Discussions and Findings of ITAT
- The issue in the appeal with ITAT is with respect to disallowance to section 40(a)(ia) of the Act.
- According to details of the commission paid by the assessee, which is placed in the paper book, it is revealed that out of the total commission which has been disallowed u/s 40(a)(ia), the amounts paid to 4 individuals which individually are below Rs. 10,000 each are included.
- Therefore ITAT found force in the argument that on those payments assessee was not required to deduct TDS u/s. 194H of the Act. It was therefore held that the same cannot be disallowed u/s 40(a)(ia) of the Act.
- As far as the amounts paid to other persons in the list were concerned, ITAT found the payments to be in excess of Rs 10000 each.
- The Finance (No.2) Act has made amendment to section 40(a)(ia) of the Act w.e.f. 01.04.2015.
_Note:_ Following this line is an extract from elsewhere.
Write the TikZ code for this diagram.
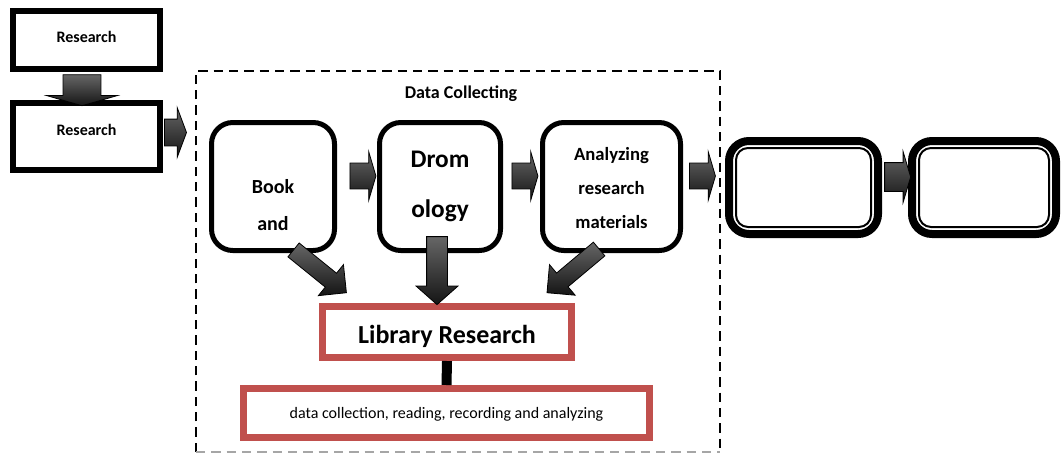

- Various benches of the Tribunals including the Delhi Benches of the Tribunal, have held the amendment made by Finance (No 2) Act to be curative in nature.
- The coordinate bench of the Tribunal in the case of R.H. International Vs. ITO (supra) has held that disallowance u/s. 40(a)(ia) of the Act be restricted to 30% of the expenses paid as against 100% because amended provision is curative in nature and the provisions should be applied retrospectively.
- There was no contrary binding pointed out by the Revenue.
- It was, therefore, held that the disallowance of expenses on account of non-deduction of TDS to be restricted to 30% of the expenses where the amounts paid is in excess of Rs. 10,000.
- In the result, the appeal filed by the assessee was partly allowed by the ITAT
Hence, it can be concluded that non compliance of TDS provisions attracts a disallowance of expenses under Section 40(a)(ia), but the same is restricted to 30%.